Quelles sont les dimensions sur lesquelles les trois outils précédemment présentés opèrent-ils ?
tout d’abord, il a été prouvé que ces outils impactent (positivement ou négativement) les réactions émotionnelles des internautes. En agissant sur la couleur de fond d’un site web, sur la musique diffusée, sur la typographie utilisée, voire sur les interactions entre ces variables, il est possible d’impacter les ressentis de l’internaute lors de sa visite d’un site ou d’une application mobile. A charge pour le responsable marketing de tester en amont lesquels de ces outils (couleur, musique, typographie, agent virtuel, avis client) agissent positivement sur les émotions des individus et lesquels agissent négativement. En privilégiant les outils qui agissent positivement sur les émotions de l’internaute, les responsables du marketing digital sont en mesure d’offrir à leurs clients des gratifications hédoniques, émotionnelles susceptibles de différencier leurs offres en ligne et de fidéliser leurs consommateurs. A titre d’exemple, un interligne large génère plus de plénitude chez l’internaute qu’un interligne rétréci (Lemoine et Zafri, 2019). De même, le type de typographie et la teinte du fond d’écran sont associés à un sentiment de plaisir important lors de la navigation sur un site web (Diouf et Lemoine, 2019). Enfin, dans le domaine touristique, les émotions les plus agréables ressenties lors de la navigation sur un site sont associées à l’utilisation de couleurs chaudes et à une mise en page spécifique, à savoir les photos sur la gauche et le texte sur la droite (Chen et Wu, 2016) ;
ces outils impactent également les réactions cognitives des internautes telles que la qualité perçue des biens vendus, la facilité d’utilisation perçue du site, l’esthétique perçue du site. A titre d’exemple, la taille d’une police de caractère associée à la couleur de fond d’un site améliorent la facilité d’utilisation perçue du site de même que la graisse de la typographie combinée à l’espacement interligne impactent positivement la rapidité d’utilisation perçue du site (Diouf et Lemoine, 2019). Là encore, de tels résultats permettent aux professionnels de se différencier sur les caractéristiques perçues de leurs sites en mobilisant ces composantes atmosphériques. En matière de présence sociale sur un site, il a été démontré que la présence sociale perçue était plus forte avec un agent virtuel doté d’une voix humaine plutôt qu’avec un agent virtuel doté d’une voix de synthèse (Chérif et Lemoine, 2019). Enfin, il est possible d’accroître le sentiment de confiance perçu envers un site en recourant à un agent virtuel plutôt qu’en y recourant pas (Lemoine et Notebaert, 2011) ;
enfin, ces outils peuvent influencer positivement les intentions comportementales (envie de revenir sur le site, de le recommander, d’acheter le produit, etc.) et les réactions comportementales des internautes.
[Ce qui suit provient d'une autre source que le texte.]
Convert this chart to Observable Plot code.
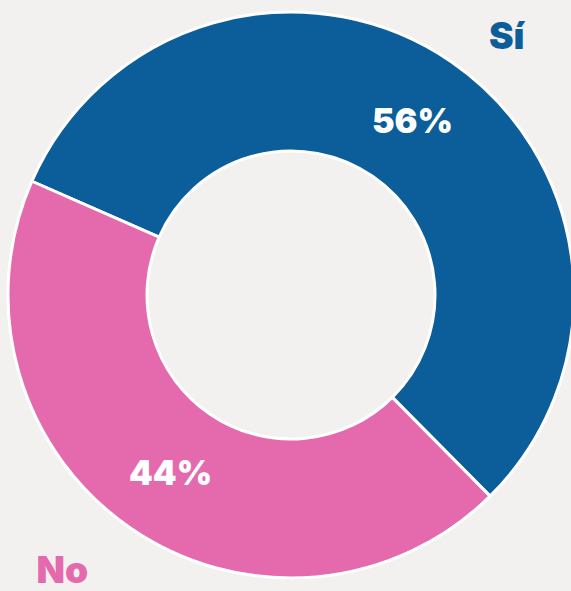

Les managers ont tout intérêt à connaître à l’avance lesquelles des composantes atmosphériques de leurs sites peuvent générer de telles réactions positives leur permettant d’acquérir un avantage concurrentiel durable par rapport à la concurrence. Ainsi, la teinte de couleur de fond d’un site, la taille et le style de la police de caractère impactent positivement la fréquentation du site et la durée de navigation. Dans le même état d’esprit, ces trois composantes atmosphériques exercent une influence positive sur l’intention d’achat et de revisite du site (Diouf et Lemoine).
En conclusion, ces leviers d’action liés à l’atmosphère des sites web (et des applications mobiles) doivent être utilisés avec une grande vigilance. Ils ne doivent pas être actionnés sur la base de la simple intuition des managers mais doivent faire, au contraire, l’objet de nombreux pré-tests en amont tant leurs effets sur les réactions des internautes peuvent parfois être trompeurs. En revanche, une fois les pré-tests réalisés et leurs effets connus, il s’avère pertinent de les mobiliser afin de se différencier durablement de la concurrence sur des critères générateurs de valeurs pour les internautes (le site sur lequel on éprouve le plus de plaisir, le site envers lequel on a le plus confiance, le site pour lequel la qualité perçue des produits est la plus élevée, etc.).